The other thing I notice is high fragmentation on the disk due to large hashed files. I have pre-allocated the HF, and defragged but after running the update the fragmentation always returns to 30-50% literally overnight.

Posted: Mon Sep 09, 2013 9:50 am
by ArndW
Any fragmentation will cause only a 'drop in the bucket', since hashed files internally will have disk pointers jump all over the place. Likewise memory leaks are unlikely to be the culprit.

Are you doing a DELETE or a CLEAR.FILE on your hashed files? If the latter it will be quicker but the files will shrink to their minimum definition size.

Posted: Mon Sep 09, 2013 12:00 pm
by epsidude
I am doing a clear file, so it is shrinking back.

The HF is defined as 600,003 min grp sz, type 2.

So when I run the analyze I get:
728 empty
6393 overflowed
58 badly
Filesize is 2.8gb, with 1.7gb being unused.
No large records

Load Factors: 80% split, 50% merge, and 38% actual.

I have read several post here, and Ken Bland article and am not sure if I should try a different sizing.

Posted: Mon Sep 09, 2013 4:31 pm
by ray.wurlod
The Hashed File Calculator, which is on the installation media in the unsupported utilities, will help you to calculate the size that the hashed file needs to be.

Posted: Tue Sep 10, 2013 4:23 am
by roy
Note that having a size of over 2GB means you must have created the file with a 64Bit setting (unless your entire instance was built with 64bit), this limit is foreach of your data and overflow files seperatly.
So eliminating the overflow might cause your data file to go over the limit and crash your job.
First I would try to eliminate columns that you dont need to shrink the file size or split it into 2 seperate files, each containing half the data.

when your file size is within the limits calculate how many groups you need to predefine when creating the files to get minimum overflowand more important: avoid costly rearrangement of the hash file when your populating it.
another word of advice: use DELETE option for the hashed file each run not clear!

IHTH,

Posted: Tue Sep 10, 2013 6:06 am
by epsidude
Thank you for the replies!

So the HF was defined as 64bit to avoid any sizing issues. However I did run the calculation I found posted in other thread. I cannot find the calculator, I work at a University, and our datastage came as part of the Peoplesoft EPM and was installed before my time.

When I changed the HF to have what the calculator recommended the statistics showed everything to be worse, but there was no performance difference at all.

So last night the job in question ran in 17 minutes no issue. I did make 1 change to the job.

In the first DRS stage there are 2 output links. Link 1 writes out 9.6 million rows to the HF. Link 2 writes out 900k rows that flow to a transformer. In this transformer there are 2 lookups to the 9.6million record HF. Then there is 1 link to a final DRS that inserts all the data.
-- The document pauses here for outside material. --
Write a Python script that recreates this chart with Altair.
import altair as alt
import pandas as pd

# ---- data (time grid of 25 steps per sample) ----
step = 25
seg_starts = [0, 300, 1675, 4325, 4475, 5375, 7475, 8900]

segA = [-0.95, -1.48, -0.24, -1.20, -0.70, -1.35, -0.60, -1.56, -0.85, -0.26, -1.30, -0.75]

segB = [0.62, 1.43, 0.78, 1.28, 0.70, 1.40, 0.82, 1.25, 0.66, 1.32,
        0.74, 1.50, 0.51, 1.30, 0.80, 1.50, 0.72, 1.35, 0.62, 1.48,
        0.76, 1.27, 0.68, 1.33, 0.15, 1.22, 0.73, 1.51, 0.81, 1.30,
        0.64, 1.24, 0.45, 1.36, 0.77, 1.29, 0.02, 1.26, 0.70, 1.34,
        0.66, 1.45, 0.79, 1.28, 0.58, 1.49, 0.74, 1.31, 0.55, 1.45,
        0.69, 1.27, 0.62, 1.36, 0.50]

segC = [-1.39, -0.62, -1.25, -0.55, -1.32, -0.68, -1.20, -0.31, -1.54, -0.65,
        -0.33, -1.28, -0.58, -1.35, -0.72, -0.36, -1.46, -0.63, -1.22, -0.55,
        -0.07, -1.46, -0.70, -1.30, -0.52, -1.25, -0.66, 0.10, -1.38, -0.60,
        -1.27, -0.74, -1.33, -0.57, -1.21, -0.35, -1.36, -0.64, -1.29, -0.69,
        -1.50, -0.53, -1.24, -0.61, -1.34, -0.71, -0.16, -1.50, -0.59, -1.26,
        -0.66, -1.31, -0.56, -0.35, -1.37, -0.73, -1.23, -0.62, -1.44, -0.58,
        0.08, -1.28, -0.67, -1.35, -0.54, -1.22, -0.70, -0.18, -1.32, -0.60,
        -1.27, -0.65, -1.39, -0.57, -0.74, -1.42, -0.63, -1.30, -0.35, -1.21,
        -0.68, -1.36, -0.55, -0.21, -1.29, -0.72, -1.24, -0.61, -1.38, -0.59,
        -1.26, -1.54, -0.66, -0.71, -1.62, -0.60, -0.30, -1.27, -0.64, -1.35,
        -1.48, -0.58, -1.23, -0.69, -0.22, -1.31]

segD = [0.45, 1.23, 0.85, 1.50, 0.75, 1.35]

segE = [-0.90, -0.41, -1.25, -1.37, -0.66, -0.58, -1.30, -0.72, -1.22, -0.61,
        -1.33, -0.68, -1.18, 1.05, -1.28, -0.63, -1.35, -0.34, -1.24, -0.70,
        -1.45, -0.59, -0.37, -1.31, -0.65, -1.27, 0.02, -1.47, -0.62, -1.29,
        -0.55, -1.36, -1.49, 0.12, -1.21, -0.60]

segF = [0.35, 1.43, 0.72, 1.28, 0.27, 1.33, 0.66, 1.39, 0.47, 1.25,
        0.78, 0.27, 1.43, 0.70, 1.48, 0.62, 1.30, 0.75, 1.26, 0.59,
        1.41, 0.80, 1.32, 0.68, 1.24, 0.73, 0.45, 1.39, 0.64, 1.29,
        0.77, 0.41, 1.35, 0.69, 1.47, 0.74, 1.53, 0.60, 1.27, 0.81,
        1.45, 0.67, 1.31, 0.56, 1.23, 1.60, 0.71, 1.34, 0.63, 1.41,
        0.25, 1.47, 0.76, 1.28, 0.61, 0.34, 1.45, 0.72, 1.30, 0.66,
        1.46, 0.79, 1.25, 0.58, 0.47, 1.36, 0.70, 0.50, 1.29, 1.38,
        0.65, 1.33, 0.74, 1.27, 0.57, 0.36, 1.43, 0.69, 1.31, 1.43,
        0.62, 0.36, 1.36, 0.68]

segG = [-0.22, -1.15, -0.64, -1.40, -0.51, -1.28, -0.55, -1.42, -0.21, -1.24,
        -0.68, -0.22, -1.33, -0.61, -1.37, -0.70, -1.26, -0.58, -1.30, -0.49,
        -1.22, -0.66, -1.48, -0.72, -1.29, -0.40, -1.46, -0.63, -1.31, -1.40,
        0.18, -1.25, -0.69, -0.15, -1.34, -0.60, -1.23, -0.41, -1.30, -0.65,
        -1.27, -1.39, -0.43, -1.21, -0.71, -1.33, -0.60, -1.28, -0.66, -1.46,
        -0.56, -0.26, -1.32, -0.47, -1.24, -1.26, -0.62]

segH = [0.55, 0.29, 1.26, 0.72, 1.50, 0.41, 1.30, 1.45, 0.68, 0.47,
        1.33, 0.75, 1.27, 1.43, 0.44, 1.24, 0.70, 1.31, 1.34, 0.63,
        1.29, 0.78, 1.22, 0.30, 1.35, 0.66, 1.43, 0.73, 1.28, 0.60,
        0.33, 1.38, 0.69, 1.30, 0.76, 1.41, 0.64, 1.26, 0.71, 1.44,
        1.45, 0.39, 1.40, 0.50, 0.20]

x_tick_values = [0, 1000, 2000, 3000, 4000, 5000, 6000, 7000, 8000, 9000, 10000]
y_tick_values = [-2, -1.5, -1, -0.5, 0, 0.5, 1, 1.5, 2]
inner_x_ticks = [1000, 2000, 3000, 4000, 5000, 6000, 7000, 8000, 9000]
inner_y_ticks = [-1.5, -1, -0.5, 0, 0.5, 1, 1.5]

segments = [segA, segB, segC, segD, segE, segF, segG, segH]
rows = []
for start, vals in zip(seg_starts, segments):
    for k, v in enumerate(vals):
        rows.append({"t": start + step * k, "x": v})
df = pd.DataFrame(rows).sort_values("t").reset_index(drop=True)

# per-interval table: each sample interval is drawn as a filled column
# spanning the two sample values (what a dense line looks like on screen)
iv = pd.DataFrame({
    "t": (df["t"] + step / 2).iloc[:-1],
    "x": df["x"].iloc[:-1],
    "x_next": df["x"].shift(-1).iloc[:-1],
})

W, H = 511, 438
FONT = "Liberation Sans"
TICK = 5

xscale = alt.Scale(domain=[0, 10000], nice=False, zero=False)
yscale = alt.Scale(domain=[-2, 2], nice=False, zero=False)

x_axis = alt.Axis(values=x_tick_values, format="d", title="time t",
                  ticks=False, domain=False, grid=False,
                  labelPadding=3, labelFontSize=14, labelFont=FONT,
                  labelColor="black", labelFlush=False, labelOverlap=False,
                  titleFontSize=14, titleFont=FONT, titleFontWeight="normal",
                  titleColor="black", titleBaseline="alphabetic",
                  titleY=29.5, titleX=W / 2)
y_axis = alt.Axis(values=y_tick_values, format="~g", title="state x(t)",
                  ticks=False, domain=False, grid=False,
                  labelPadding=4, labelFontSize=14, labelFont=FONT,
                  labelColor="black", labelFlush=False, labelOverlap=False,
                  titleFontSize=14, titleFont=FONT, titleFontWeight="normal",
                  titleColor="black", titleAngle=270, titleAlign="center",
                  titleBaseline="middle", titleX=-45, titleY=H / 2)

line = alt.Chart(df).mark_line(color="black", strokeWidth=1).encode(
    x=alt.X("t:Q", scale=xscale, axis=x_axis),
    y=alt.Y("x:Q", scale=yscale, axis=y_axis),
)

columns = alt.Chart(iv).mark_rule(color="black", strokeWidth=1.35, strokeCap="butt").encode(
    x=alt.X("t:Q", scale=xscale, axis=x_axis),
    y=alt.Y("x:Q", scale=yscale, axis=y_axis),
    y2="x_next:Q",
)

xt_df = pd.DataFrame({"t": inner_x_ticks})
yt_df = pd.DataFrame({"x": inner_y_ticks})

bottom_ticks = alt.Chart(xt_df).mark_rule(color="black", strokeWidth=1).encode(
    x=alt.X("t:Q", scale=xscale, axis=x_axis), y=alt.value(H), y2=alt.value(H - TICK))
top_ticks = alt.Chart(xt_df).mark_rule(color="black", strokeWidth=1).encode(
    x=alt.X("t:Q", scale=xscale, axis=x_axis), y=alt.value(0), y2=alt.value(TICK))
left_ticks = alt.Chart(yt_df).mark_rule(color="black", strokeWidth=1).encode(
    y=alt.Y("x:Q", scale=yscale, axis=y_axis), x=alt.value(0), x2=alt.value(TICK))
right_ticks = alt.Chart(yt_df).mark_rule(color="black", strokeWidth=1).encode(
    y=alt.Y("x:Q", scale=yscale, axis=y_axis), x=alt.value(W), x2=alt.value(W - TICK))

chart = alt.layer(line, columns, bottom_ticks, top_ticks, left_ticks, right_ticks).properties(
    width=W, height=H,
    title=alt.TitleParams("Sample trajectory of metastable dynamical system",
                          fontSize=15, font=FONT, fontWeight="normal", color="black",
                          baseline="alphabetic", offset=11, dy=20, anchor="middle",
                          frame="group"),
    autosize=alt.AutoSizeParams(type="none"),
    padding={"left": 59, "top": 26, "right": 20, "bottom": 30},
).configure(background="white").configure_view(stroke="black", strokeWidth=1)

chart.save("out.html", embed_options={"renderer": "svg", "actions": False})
My change was to add a sequential file on link 2 before the transformer, and then a sequential file before the insert DRS.

In my experience this usually solves the erratic run-time issue. I know it must be closing the first DRS connections prior to opening the Final DRS connection, but I am still not sure as to why this solution works, and what it could point to. Again before my change we could go for a few days, even weeks at normal run-times of 17 minutes, then suddenly we get hit with run-times of 6-8 hours. :?:

Posted: Tue Sep 10, 2013 7:54 am
by roy
It seems you have a workaround :)
Marking topic as such...

Posted: Tue Sep 10, 2013 9:51 am
by chulett
Not really a "workaround" IMHO... all they've posted is a change they made. Won't know for some time if it has the desired effect or not.

Posted: Wed Sep 11, 2013 7:25 am
by roy
I agree craig, but I dont think if all goes well anyone will mark this post as having a workaround.

Posted: Wed Sep 11, 2013 8:31 am
by epsidude
Well I have re-opened this topic because the change did not work. Job run time was very low, and it would have taken hours to complete. So I killed, recompiled, and reran, and it completed in 10 minutes.

However, this time i did check the monitor before killing, and I did not see anything. When I checked the resource monitor I noticed that most of the disk usage had a priority of low.

What I do not think I mentioned before is that we are running on a Windows 2008 R2 Virtual Machine.

When I reran I watched, and I saw everything had a normal priority. So in my research I am finding that if the VM does not have keyboard/mouse activity it can be set to a low priority, and things can run much longer.

Has anyone had experience with this? Because whenever I run manually all is good, when I log off the VM and go home and the process starts up overnight it drags, and really the only effect is on jobs that have very large hashed files, and lookups to them.

Posted: Wed Sep 11, 2013 1:00 pm
by epsidude
System folks just told me that it is ESXi 5.1 we are using. I am not sure what this is so will start researching.